After a short trip to Brisbane, Smith discovered a market for his pounamu and flew back to New Zealand to collect his things and say goodbye to his family.
"My mate rang me in Brisbane and said 'bro, you've got to come work on this new movie, The Lord of the Rings' and I was like what's that? Never heard of it. But he was hassling me right through. So I rung him up and said I was coming home to Wellington, my marae is based in Wellington, Hongoeka Marae. I was going to see my elders and have a bit of a party then I was flying back out. I was flying in on the Friday and flying out on the Monday, and he said at least come out to the Miramar studio and have a look. So I decided to. And that was me. I'd already made my mind up. I'd never seen polystyrene carved before, I'd done everything but polystyrene. This was in 1998."

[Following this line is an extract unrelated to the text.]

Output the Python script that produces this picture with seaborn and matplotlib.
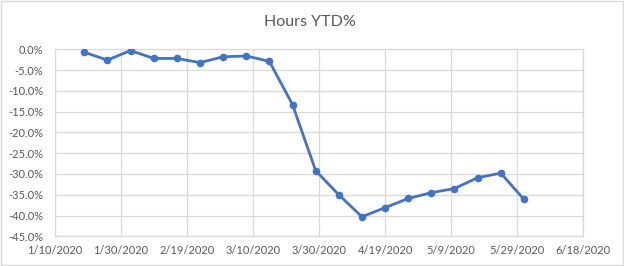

But Smith said it was after a family tragedy seven years ago that left him wanting to delve deeper into his Maori heritage, moving to Hamilton and enrolling himself in Waikato University to learn to speak Maori.
"I carved my way right through uni, using stone, and doing drawing. Then I went to Te Runanga to finish it off, to do Rumaki, which is total immersion, and I guess that's what I should have done in the first place. The uni is still very English. It's just how it's structured. So what you see on my Facebook page is everything I've done since then."
Almost two years on, you will find Bino's artworks in galleries around New Zealand, with the average price of his surfboard carvings around $4500. He also sells his contemporary Maori drawings and stone carvings at the Hamilton night markets.
"Only in the last three years I've actually thought 'I'm good enough to be an artist', whereas I've been told all my life. It's surreal really."